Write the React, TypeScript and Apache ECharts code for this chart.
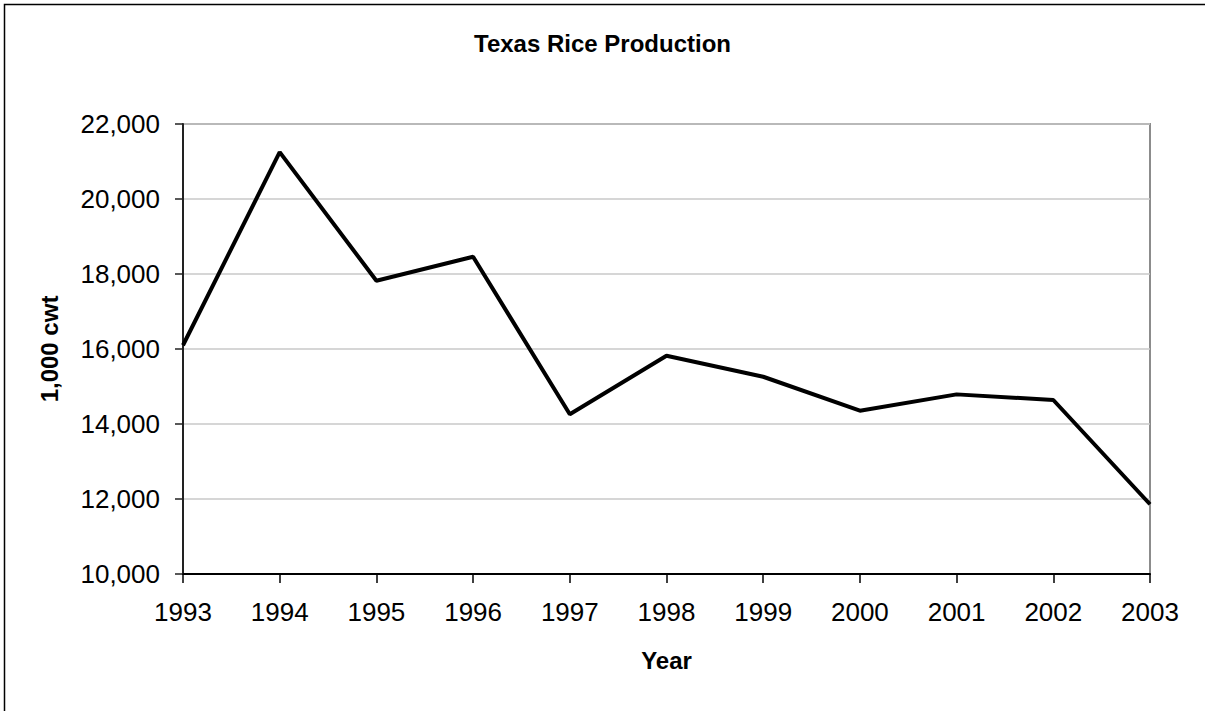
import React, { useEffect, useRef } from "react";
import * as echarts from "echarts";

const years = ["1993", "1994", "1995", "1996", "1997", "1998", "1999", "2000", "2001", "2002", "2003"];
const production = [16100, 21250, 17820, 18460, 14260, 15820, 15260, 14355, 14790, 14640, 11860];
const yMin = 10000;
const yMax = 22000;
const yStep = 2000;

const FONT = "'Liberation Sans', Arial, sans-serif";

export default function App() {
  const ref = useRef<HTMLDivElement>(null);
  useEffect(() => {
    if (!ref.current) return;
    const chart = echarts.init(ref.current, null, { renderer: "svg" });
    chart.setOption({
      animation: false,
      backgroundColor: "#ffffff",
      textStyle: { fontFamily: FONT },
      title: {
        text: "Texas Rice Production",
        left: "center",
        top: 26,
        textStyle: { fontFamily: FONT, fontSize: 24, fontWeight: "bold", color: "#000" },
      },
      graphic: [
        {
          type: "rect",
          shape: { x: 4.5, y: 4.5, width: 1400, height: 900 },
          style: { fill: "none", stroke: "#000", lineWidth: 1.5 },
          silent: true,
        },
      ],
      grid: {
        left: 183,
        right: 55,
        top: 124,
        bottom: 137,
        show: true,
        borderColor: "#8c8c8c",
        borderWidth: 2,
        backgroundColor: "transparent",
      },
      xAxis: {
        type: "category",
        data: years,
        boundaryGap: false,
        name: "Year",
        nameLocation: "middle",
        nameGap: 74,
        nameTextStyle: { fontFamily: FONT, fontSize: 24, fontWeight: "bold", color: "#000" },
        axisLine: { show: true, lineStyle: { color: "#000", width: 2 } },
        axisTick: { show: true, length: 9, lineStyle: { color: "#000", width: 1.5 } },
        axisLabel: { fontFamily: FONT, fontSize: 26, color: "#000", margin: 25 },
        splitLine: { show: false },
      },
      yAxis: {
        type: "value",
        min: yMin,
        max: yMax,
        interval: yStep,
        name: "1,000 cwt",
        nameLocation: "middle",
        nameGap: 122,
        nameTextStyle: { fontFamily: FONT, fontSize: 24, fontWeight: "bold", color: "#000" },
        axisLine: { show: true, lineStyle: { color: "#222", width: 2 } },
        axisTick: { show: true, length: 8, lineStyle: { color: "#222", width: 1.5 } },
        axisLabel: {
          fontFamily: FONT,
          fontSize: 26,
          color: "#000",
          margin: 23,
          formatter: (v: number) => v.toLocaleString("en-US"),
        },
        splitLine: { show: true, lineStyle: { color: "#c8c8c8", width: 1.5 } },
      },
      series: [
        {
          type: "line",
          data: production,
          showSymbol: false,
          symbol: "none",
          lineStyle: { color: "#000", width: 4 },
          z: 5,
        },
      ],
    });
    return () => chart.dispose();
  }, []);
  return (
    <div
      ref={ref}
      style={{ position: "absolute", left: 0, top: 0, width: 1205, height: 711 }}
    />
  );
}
▬▬▬
Problem requirements:
Only the lines from the start of the material through the line containing "const yStep = 2000;" should be transcribed. Pictures stay out.

Exercise answer:
Write the React, TypeScript and Apache ECharts code for this chart.
import React, { useEffect, useRef } from "react";
import * as echarts from "echarts";

const years = ["1993", "1994", "1995", "1996", "1997", "1998", "1999", "2000", "2001", "2002", "2003"];
const production = [16100, 21250, 17820, 18460, 14260, 15820, 15260, 14355, 14790, 14640, 11860];
const yMin = 10000;
const yMax = 22000;
const yStep = 2000;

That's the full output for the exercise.